Employee benefits are a critical part of any HR strategy, empowering businesses to attract and retain the very best talent while supporting staff throughout the moments that matter most. As a result of the COVID-19 pandemic, businesses were forced to reevaluate their employee benefits offerings to ensure they were fit for purpose. Many business leaders recognized the importance of benefits and technology in improving employee well-being, engagement, and loyalty.
Our latest research, The age of adaptability: A digital-first approach to benefits in a post-pandemic world, shows that 26% of organizations have considerably increased their employee benefits spend as a result of COVID-19. All told, nearly three-fourths (72%) of employers made an increase since the start of the pandemic.
This may not be the result that anyone expected — after all, many employees were initially laid off or furloughed.

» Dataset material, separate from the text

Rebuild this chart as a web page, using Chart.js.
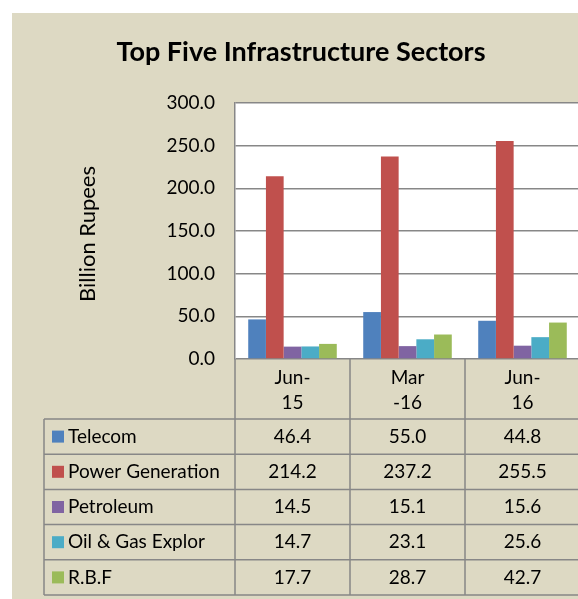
<!DOCTYPE html>
<html>
<head>
<meta charset="utf-8">
<script src="https://cdn.jsdelivr.net/npm/chart.js@4.4.1/dist/chart.umd.min.js"></script>
<style>
  html, body { margin: 0; padding: 0; background: #ffffff; overflow: hidden; }
  #wrap { position: absolute; left: 0; top: 0; width: 582px; height: 599px; }
</style>
</head>
<body>
<div id="wrap"><canvas id="chart" width="582" height="599"></canvas></div>
<script>
// chart data
const categories = [['Jun-', '15'], ['Mar', '-16'], ['Jun-', '16']];
const seriesNames = ['Telecom', 'Power Generation', 'Petroleum', 'Oil & Gas Explor', 'R.B.F'];
const telecom = [46.4, 55.0, 44.8];
const powerGeneration = [214.2, 237.2, 255.5];
const petroleum = [14.5, 15.1, 15.6];
const oilGas = [14.7, 23.1, 25.6];
const rbf = [17.7, 28.7, 42.7];
const yTicks = [0, 50, 100, 150, 200, 250, 300];

const seriesValues = [telecom, powerGeneration, petroleum, oilGas, rbf];
const colors = ['#4F81BD', '#C0504D', '#8064A2', '#4BACC6', '#9BBB59'];

const FONT = 'Lato, "Noto Sans", sans-serif';
const LINE = '#878787';
const TABLE_LEFT = 44;
const HEADER_BOTTOM = 419;
const ROW_H = 35.2;

// background, title, axis title and data table
const tablePlugin = {
    id: 'tablePlugin',
    beforeDraw(chart) {
        const ctx = chart.ctx;
        const a = chart.chartArea;
        ctx.save();
        ctx.fillStyle = '#ffffff';
        ctx.fillRect(0, 0, chart.width, chart.height);
        ctx.fillStyle = '#DDD9C3';
        ctx.fillRect(12, 13, chart.width - 12, chart.height - 13);
        ctx.fillStyle = '#ffffff';
        ctx.fillRect(a.left, a.top, a.right - a.left, a.bottom - a.top);
        ctx.restore();
    },
    afterDraw(chart) {
        const ctx = chart.ctx;
        const a = chart.chartArea;
        const x = chart.scales.x;
        const n = categories.length;
        const colW = (a.right - a.left) / n;
        const tableBottom = HEADER_BOTTOM + ROW_H * seriesNames.length;

        ctx.save();
        ctx.fillStyle = '#000000';

        // title
        ctx.font = 'bold 27px ' + FONT;
        ctx.textAlign = 'center';
        ctx.textBaseline = 'middle';
        ctx.fillText('Top Five Infrastructure Sectors', 301, 52);

        // y axis title
        ctx.save();
        ctx.translate(88, 234);
        ctx.rotate(-Math.PI / 2);
        ctx.font = '22px ' + FONT;
        ctx.fillText('Billion Rupees', 0, 0);
        ctx.restore();

        // table lines
        ctx.strokeStyle = LINE;
        ctx.lineWidth = 1.5;
        ctx.beginPath();
        for (let i = 0; i <= n; i++) {
            const px = a.left + colW * i;
            ctx.moveTo(px, a.bottom);
            ctx.lineTo(px, tableBottom);
        }
        ctx.moveTo(TABLE_LEFT, HEADER_BOTTOM);
        ctx.lineTo(TABLE_LEFT, tableBottom);
        for (let r = 0; r <= seriesNames.length; r++) {
            const py = HEADER_BOTTOM + ROW_H * r;
            ctx.moveTo(TABLE_LEFT, py);
            ctx.lineTo(a.right, py);
        }
        ctx.stroke();

        // category labels
        ctx.font = '19px ' + FONT;
        ctx.textAlign = 'center';
        categories.forEach((lines, i) => {
            const cx = x.getPixelForValue(i);
            ctx.fillText(lines[0], cx, 378);
            ctx.fillText(lines[1], cx, 403);
        });

        // series rows
        seriesNames.forEach((name, r) => {
            const cy = HEADER_BOTTOM + ROW_H * r + ROW_H / 2;
            ctx.fillStyle = colors[r];
            ctx.fillRect(52, cy - 6, 12, 12);
            ctx.fillStyle = '#000000';
            ctx.textAlign = 'left';
            ctx.fillText(name, 68, cy);
            ctx.textAlign = 'center';
            seriesValues[r].forEach((v, i) => {
                ctx.fillText(v.toFixed(1), x.getPixelForValue(i), cy);
            });
        });
        ctx.restore();
    }
};

new Chart(document.getElementById('chart'), {
    type: 'bar',
    data: {
        labels: categories.map(c => c.join('')),
        datasets: seriesNames.map((name, i) => ({
            label: name,
            data: seriesValues[i],
            backgroundColor: colors[i],
            borderWidth: 0,
            categoryPercentage: 0.77,
            barPercentage: 1.0
        }))
    },
    options: {
        responsive: false,
        animation: false,
        devicePixelRatio: 1,
        layout: { padding: { left: 0, top: 103, right: 2, bottom: 240 } },
        plugins: {
            legend: { display: false },
            title: { display: false },
            tooltip: { enabled: false }
        },
        scales: {
            x: { display: false },
            y: {
                min: 0,
                max: 300,
                afterFit: (scale) => { scale.width = 235; },
                afterBuildTicks: (scale) => { scale.ticks = yTicks.map(v => ({ value: v })); },
                ticks: {
                    color: '#000000',
                    padding: 20,
                    font: { family: FONT, size: 19 },
                    callback: (v) => Number(v).toFixed(1)
                },
                grid: { color: LINE, lineWidth: 1.5, drawTicks: false },
                border: { display: true, color: LINE, width: 1.5 }
            }
        }
    },
    plugins: [tablePlugin]
});
</script>
</body>
</html>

But in a world of fierce competition for talent — and millions of people searching for new opportunities — employers are rightfully acknowledging the value of benefits in supporting employees during these challenging times.
Employee benefits expenditures continue to take up a significant portion of overall employee expenses. As a percentage of base salary, one-third of employers (33%) spend as much as 20% of base salary on benefits. Nearly as many (29%) spend between 21% and 25%, and one in 10 spend more than 25%.
With such a high percentage dedicated to employee benefits, organizations are seeing increased scrutiny in determining how that money is spent. Almost all of the HR and benefits teams surveyed (88%) say they have seen more involvement in benefits from the C-suite. That’s a great step forward — in order to secure buy-in, business leaders need to take a more proactive approach to their benefits strategies.
However, if they want to get the most out of their benefits and justify their ROI, they’ll need the right technology to power a robust offering that meets employees’ individual needs. Many organizations are doing just that — our research shows that 50% of overall HR budgets are going toward technology this year. More than three-quarters (76%) say the pandemic influenced their tech investments with a firm focus on reward and benefits, as well as digital health and well-being.
How do employees feel about their benefits packages? More than half (57%) say they make them feel like a valued member of the team, indicating that employers’ investment in benefits is directly linked to adding value to employees.
However, not all workers recognize the value of their benefits. With 33% saying they agree or strongly agree that they have no idea how much their benefits are worth, organizations need to do more to educate their staff about the benefits being provided. Technology is integral in enabling this, allowing employees to view and use their benefits from any location and at any time.
This level of flexibility was important pre-pandemic, but it has become a must-have in today’s highly distributed work environment. With organizations adopting hybrid work policies — and some allowing their staff to work remotely forever — employees need the ability to access and utilize their benefits quickly and easily, regardless of where they’re working.
Employee benefits and benefits technology are no longer on the fringes of HR — they have moved up the corporate agenda and now have a seat at the top table. The C-suite is taking them very seriously, investing in technology to provide employees with the best experience possible.
This is, after all, a significant investment — if employers are going to open their wallets for great benefit programs, they want to know that this spend will deliver real value to their employees and their business.